#### TASK TO COMPLETE:
Leave out the pictures and repeat the rest of the material exactly.

"""

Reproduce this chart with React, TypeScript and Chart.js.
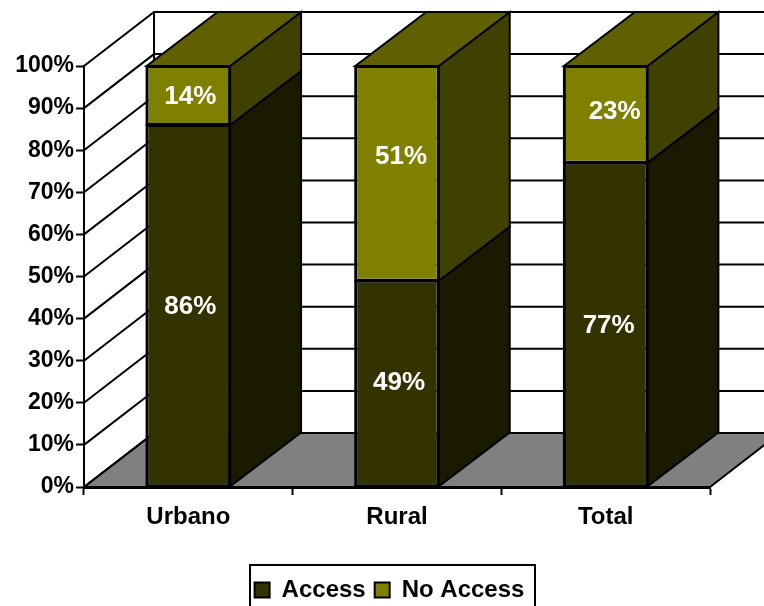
import React, { useEffect, useRef } from "react";
import { Chart, registerables } from "chart.js";

Chart.register(...registerables);

const categories = ["Urbano", "Rural", "Total"];
const accessValues = [86, 49, 77];
const noAccessValues = [14, 51, 23];
const seriesNames = ["Access", "No Access"];

const FONT = "'Liberation Sans', Arial, sans-serif";
const FRONT = ["#333300", "#808000"];
const SIDE = ["#1a1a00", "#404000"];
const TOP = "#606000";
const FLOOR = "#808080";
const WALL_DX = 70;
const DEPTH_DY = 54;
const BAR_DX = 71;
// Hand placement of the value labels relative to the segment centre, by dataset then category.
const LABEL_NUDGE = [
  [[2, 1], [2, -1], [3, 1]],
  [[2, 1], [4, -17], [9, -3]],
];

const depthPlugin = {
  id: "depth3d",
  afterLayout(chart: any) {
    const lg = chart.legend;
    if (lg) {
      const w = lg.right - lg.left;
      lg.left = 389.5 - w / 2;
      lg.right = lg.left + w;
      lg.top = 569;
      lg.bottom = lg.top + lg.height;
    }
  },
  beforeDatasetsDraw(chart: any) {
    const { ctx, scales, chartArea } = chart;
    const y = scales.y;
    const W = chart.width;
    const left = chartArea.left;
    const right = chartArea.right;
    const y0 = y.getPixelForValue(0);
    ctx.save();
    ctx.lineWidth = 2;
    ctx.strokeStyle = "#000";
    // floor
    ctx.beginPath();
    ctx.moveTo(left, y0);
    ctx.lineTo(left + WALL_DX, y0 - DEPTH_DY);
    ctx.lineTo(W + 20, y0 - DEPTH_DY);
    ctx.lineTo(right + WALL_DX, y0 - DEPTH_DY);
    ctx.lineTo(right, y0);
    ctx.closePath();
    ctx.fillStyle = FLOOR;
    ctx.fill();
    ctx.stroke();
    // back wall and side wall grid
    for (const t of y.ticks) {
      const p = y.getPixelForValue(t.value);
      ctx.beginPath();
      ctx.moveTo(left, p);
      ctx.lineTo(left + WALL_DX, p - DEPTH_DY);
      ctx.lineTo(W + 20, p - DEPTH_DY);
      ctx.stroke();
    }
    ctx.beginPath();
    ctx.moveTo(left + WALL_DX, y.getPixelForValue(100) - DEPTH_DY);
    ctx.lineTo(left + WALL_DX, y0 - DEPTH_DY);
    ctx.stroke();
    // bar sides and tops
    const quad = (a: number[], b: number[], c: number[], d: number[], fill: string) => {
      ctx.beginPath();
      ctx.moveTo(a[0], a[1]);
      ctx.lineTo(b[0], b[1]);
      ctx.lineTo(c[0], c[1]);
      ctx.lineTo(d[0], d[1]);
      ctx.closePath();
      ctx.fillStyle = fill;
      ctx.fill();
      ctx.stroke();
    };
    chart.data.datasets.forEach((_: any, di: number) => {
      chart.getDatasetMeta(di).data.forEach((bar: any) => {
        const r = bar.x + bar.width / 2;
        const l = bar.x - bar.width / 2;
        quad([r, bar.base], [r + BAR_DX, bar.base - DEPTH_DY], [r + BAR_DX, bar.y - DEPTH_DY], [r, bar.y], SIDE[di]);
        if (di === chart.data.datasets.length - 1) {
          quad([l, bar.y], [l + BAR_DX, bar.y - DEPTH_DY], [r + BAR_DX, bar.y - DEPTH_DY], [r, bar.y], TOP);
        }
      });
    });
    ctx.restore();
  },
  afterDatasetsDraw(chart: any) {
    const { ctx } = chart;
    ctx.save();
    ctx.strokeStyle = "#000";
    ctx.lineWidth = 2;
    chart.data.datasets.forEach((_: any, di: number) => {
      chart.getDatasetMeta(di).data.forEach((bar: any) => {
        ctx.strokeRect(bar.x - bar.width / 2, bar.y, bar.width, bar.base - bar.y);
      });
    });
    ctx.font = `bold 26px ${FONT}`;
    ctx.fillStyle = "#fff";
    ctx.textAlign = "center";
    ctx.textBaseline = "middle";
    chart.data.datasets.forEach((ds: any, di: number) => {
      chart.getDatasetMeta(di).data.forEach((bar: any, i: number) => {
        const [nx, ny] = LABEL_NUDGE[di][i];
        ctx.fillText(`${ds.data[i]}%`, bar.x + nx, (bar.y + bar.base) / 2 + ny);
      });
    });
    ctx.restore();
  },
  afterDraw(chart: any) {
    const { ctx } = chart;
    ctx.save();
    ctx.strokeStyle = "#000";
    ctx.lineWidth = 2;
    ctx.strokeRect(250, 565, 285, 60);
    ctx.restore();
  },
};

export default function App() {
  const ref = useRef<HTMLCanvasElement>(null);
  useEffect(() => {
    if (!ref.current) return;
    const chart = new Chart(ref.current, {
      type: "bar",
      plugins: [depthPlugin],
      data: {
        labels: categories,
        datasets: [
          { label: seriesNames[0], data: accessValues, backgroundColor: FRONT[0] },
          { label: seriesNames[1], data: noAccessValues, backgroundColor: FRONT[1] },
        ].map((d) => ({
          ...d,
          borderColor: "#000",
          borderWidth: 2,
          borderSkipped: false,
          inflateAmount: 0,
          barPercentage: 0.4,
          categoryPercentage: 1,
        })),
      },
      options: {
        responsive: false,
        animation: false,
        events: [],
        layout: { padding: { top: 66, right: 54, left: 0, bottom: 0 } },
        plugins: {
          tooltip: { enabled: false },
          title: { display: false },
          legend: {
            display: true,
            position: "bottom",
            labels: {
              color: "#000",
              boxWidth: 15,
              boxHeight: 15,
              padding: 9,
              font: { family: FONT, size: 24, weight: "bold" },
            },
          },
        },
        scales: {
          x: {
            stacked: true,
            grid: { drawOnChartArea: false, drawTicks: true, tickLength: 8, tickColor: "#000", tickWidth: 2, offset: true },
            border: { color: "#000", width: 3 },
            ticks: { color: "#000", padding: 8, maxRotation: 0, font: { family: FONT, size: 24, weight: "bold" } },
            afterFit(scale: any) {
              scale.height = 606 - 487 - (scale.chart.legend?.height || 0);
            },
          },
          y: {
            stacked: true,
            min: 0,
            max: 100,
            grid: { drawOnChartArea: false, drawTicks: true, tickLength: 8, tickColor: "#000", tickWidth: 2 },
            border: { color: "#000", width: 2 },
            ticks: {
              stepSize: 10,
              color: "#000",
              padding: 2,
              callback: (v: any) => `${v}%`,
              font: { family: FONT, size: 23, weight: "bold" },
            },
            afterFit(scale: any) {
              scale.width = 84;
            },
          },
        },
      },
    } as any);
    return () => chart.destroy();
  }, []);
  return (
    <div style={{ position: "absolute", left: 0, top: 0, width: 764, height: 606, overflow: "hidden", background: "#fff" }}>
      <canvas ref={ref} width={764} height={606} style={{ display: "block" }} />
    </div>
  );
}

"""

#### FINAL RESULT:
Reproduce this chart with React, TypeScript and Chart.js.
import React, { useEffect, useRef } from "react";
import { Chart, registerables } from "chart.js";

Chart.register(...registerables);

const categories = ["Urbano", "Rural", "Total"];
const accessValues = [86, 49, 77];
const noAccessValues = [14, 51, 23];
const seriesNames = ["Access", "No Access"];

const FONT = "'Liberation Sans', Arial, sans-serif";
const FRONT = ["#333300", "#808000"];
const SIDE = ["#1a1a00", "#404000"];
const TOP = "#606000";
const FLOOR = "#808080";
const WALL_DX = 70;
const DEPTH_DY = 54;
const BAR_DX = 71;
// Hand placement of the value labels relative to the segment centre, by dataset then category.
const LABEL_NUDGE = [
  [[2, 1], [2, -1], [3, 1]],
  [[2, 1], [4, -17], [9, -3]],
];

const depthPlugin = {
  id: "depth3d",
  afterLayout(chart: any) {
    const lg = chart.legend;
    if (lg) {
      const w = lg.right - lg.left;
      lg.left = 389.5 - w / 2;
      lg.right = lg.left + w;
      lg.top = 569;
      lg.bottom = lg.top + lg.height;
    }
  },
  beforeDatasetsDraw(chart: any) {
    const { ctx, scales, chartArea } = chart;
    const y = scales.y;
    const W = chart.width;
    const left = chartArea.left;
    const right = chartArea.right;
    const y0 = y.getPixelForValue(0);
    ctx.save();
    ctx.lineWidth = 2;
    ctx.strokeStyle = "#000";
    // floor
    ctx.beginPath();
    ctx.moveTo(left, y0);
    ctx.lineTo(left + WALL_DX, y0 - DEPTH_DY);
    ctx.lineTo(W + 20, y0 - DEPTH_DY);
    ctx.lineTo(right + WALL_DX, y0 - DEPTH_DY);
    ctx.lineTo(right, y0);
    ctx.closePath();
    ctx.fillStyle = FLOOR;
    ctx.fill();
    ctx.stroke();
    // back wall and side wall grid
    for (const t of y.ticks) {
      const p = y.getPixelForValue(t.value);
      ctx.beginPath();
      ctx.moveTo(left, p);
      ctx.lineTo(left + WALL_DX, p - DEPTH_DY);
      ctx.lineTo(W + 20, p - DEPTH_DY);
      ctx.stroke();
    }
    ctx.beginPath();
    ctx.moveTo(left + WALL_DX, y.getPixelForValue(100) - DEPTH_DY);
    ctx.lineTo(left + WALL_DX, y0 - DEPTH_DY);
    ctx.stroke();
    // bar sides and tops
    const quad = (a: number[], b: number[], c: number[], d: number[], fill: string) => {
      ctx.beginPath();
      ctx.moveTo(a[0], a[1]);
      ctx.lineTo(b[0], b[1]);
      ctx.lineTo(c[0], c[1]);
      ctx.lineTo(d[0], d[1]);
      ctx.closePath();
      ctx.fillStyle = fill;
      ctx.fill();
      ctx.stroke();
    };
    chart.data.datasets.forEach((_: any, di: number) => {
      chart.getDatasetMeta(di).data.forEach((bar: any) => {
        const r = bar.x + bar.width / 2;
        const l = bar.x - bar.width / 2;
        quad([r, bar.base], [r + BAR_DX, bar.base - DEPTH_DY], [r + BAR_DX, bar.y - DEPTH_DY], [r, bar.y], SIDE[di]);
        if (di === chart.data.datasets.length - 1) {
          quad([l, bar.y], [l + BAR_DX, bar.y - DEPTH_DY], [r + BAR_DX, bar.y - DEPTH_DY], [r, bar.y], TOP);
        }
      });
    });
    ctx.restore();
  },
  afterDatasetsDraw(chart: any) {
    const { ctx } = chart;
    ctx.save();
    ctx.strokeStyle = "#000";
    ctx.lineWidth = 2;
    chart.data.datasets.forEach((_: any, di: number) => {
      chart.getDatasetMeta(di).data.forEach((bar: any) => {
        ctx.strokeRect(bar.x - bar.width / 2, bar.y, bar.width, bar.base - bar.y);
      });
    });
    ctx.font = `bold 26px ${FONT}`;
    ctx.fillStyle = "#fff";
    ctx.textAlign = "center";
    ctx.textBaseline = "middle";
    chart.data.datasets.forEach((ds: any, di: number) => {
      chart.getDatasetMeta(di).data.forEach((bar: any, i: number) => {
        const [nx, ny] = LABEL_NUDGE[di][i];
        ctx.fillText(`${ds.data[i]}%`, bar.x + nx, (bar.y + bar.base) / 2 + ny);
      });
    });
    ctx.restore();
  },
  afterDraw(chart: any) {
    const { ctx } = chart;
    ctx.save();
    ctx.strokeStyle = "#000";
    ctx.lineWidth = 2;
    ctx.strokeRect(250, 565, 285, 60);
    ctx.restore();
  },
};

export default function App() {
  const ref = useRef<HTMLCanvasElement>(null);
  useEffect(() => {
    if (!ref.current) return;
    const chart = new Chart(ref.current, {
      type: "bar",
      plugins: [depthPlugin],
      data: {
        labels: categories,
        datasets: [
          { label: seriesNames[0], data: accessValues, backgroundColor: FRONT[0] },
          { label: seriesNames[1], data: noAccessValues, backgroundColor: FRONT[1] },
        ].map((d) => ({
          ...d,
          borderColor: "#000",
          borderWidth: 2,
          borderSkipped: false,
          inflateAmount: 0,
          barPercentage: 0.4,
          categoryPercentage: 1,
        })),
      },
      options: {
        responsive: false,
        animation: false,
        events: [],
        layout: { padding: { top: 66, right: 54, left: 0, bottom: 0 } },
        plugins: {
          tooltip: { enabled: false },
          title: { display: false },
          legend: {
            display: true,
            position: "bottom",
            labels: {
              color: "#000",
              boxWidth: 15,
              boxHeight: 15,
              padding: 9,
              font: { family: FONT, size: 24, weight: "bold" },
            },
          },
        },
        scales: {
          x: {
            stacked: true,
            grid: { drawOnChartArea: false, drawTicks: true, tickLength: 8, tickColor: "#000", tickWidth: 2, offset: true },
            border: { color: "#000", width: 3 },
            ticks: { color: "#000", padding: 8, maxRotation: 0, font: { family: FONT, size: 24, weight: "bold" } },
            afterFit(scale: any) {
              scale.height = 606 - 487 - (scale.chart.legend?.height || 0);
            },
          },
          y: {
            stacked: true,
            min: 0,
            max: 100,
            grid: { drawOnChartArea: false, drawTicks: true, tickLength: 8, tickColor: "#000", tickWidth: 2 },
            border: { color: "#000", width: 2 },
            ticks: {
              stepSize: 10,
              color: "#000",
              padding: 2,
              callback: (v: any) => `${v}%`,
              font: { family: FONT, size: 23, weight: "bold" },
            },
            afterFit(scale: any) {
              scale.width = 84;
            },
          },
        },
      },
    } as any);
    return () => chart.destroy();
  }, []);
  return (
    <div style={{ position: "absolute", left: 0, top: 0, width: 764, height: 606, overflow: "hidden", background: "#fff" }}>
      <canvas ref={ref} width={764} height={606} style={{ display: "block" }} />
    </div>
  );
}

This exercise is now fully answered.